On Tue, 28 Apr 2015 14:03:36 -0700, Gunner Asch
wrote:

On Tue, 28 Apr 2015 15:56:42 -0500, F. George McDuffee
wrote:

wrote:

snip
The robots have to be programmed.

CADCAM programs still have to be created.

Jobs still have to be setup.

Modern, high-tech, state of the art, machining job shops haven't employed button pushers for many years.

snip


Complete and utter bull****. In fact..they have managed to improve the
machines well enough that they hire nose pickers barely able to read a
mic and put them to running those very machines. Which is why Jonboi
is unemployed. He required mic reading training after each potty break
so they finally let him go.


But that isn't new. My uncle was chief electrician for a company
called "Miniature Precision Bearings" back, it must have been the
1950's and the entire manufacturing portion was "manned" with house
wives. All the grinding machines were automated and there was a single
"foreman" in each section who understood enough to make adjustments.

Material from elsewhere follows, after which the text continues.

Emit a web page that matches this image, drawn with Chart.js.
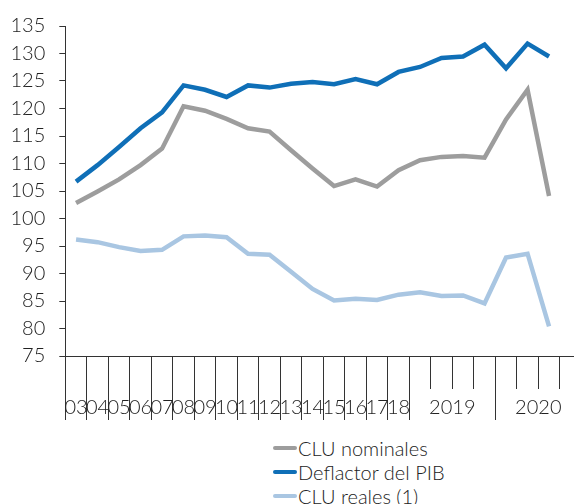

Later I worked with a guy that for a while had a "factory" in his two
car garage. Three Brown & Sharp Screw Machines and Mexican girls as
operators. Must have been about the same period. He said that the only
problem he had was the bar feeders clanked and he had to make holes in
the back garage wall to clear the bar stock.



Indeed, but the people for those jobs are not the same
people that were displaced from the manufacturing line jobs.


Gunner, who is in commercial machine shops 5-10 times a week..working
on those machines..and dealing with those nose pickers.

--
cheers,

John B.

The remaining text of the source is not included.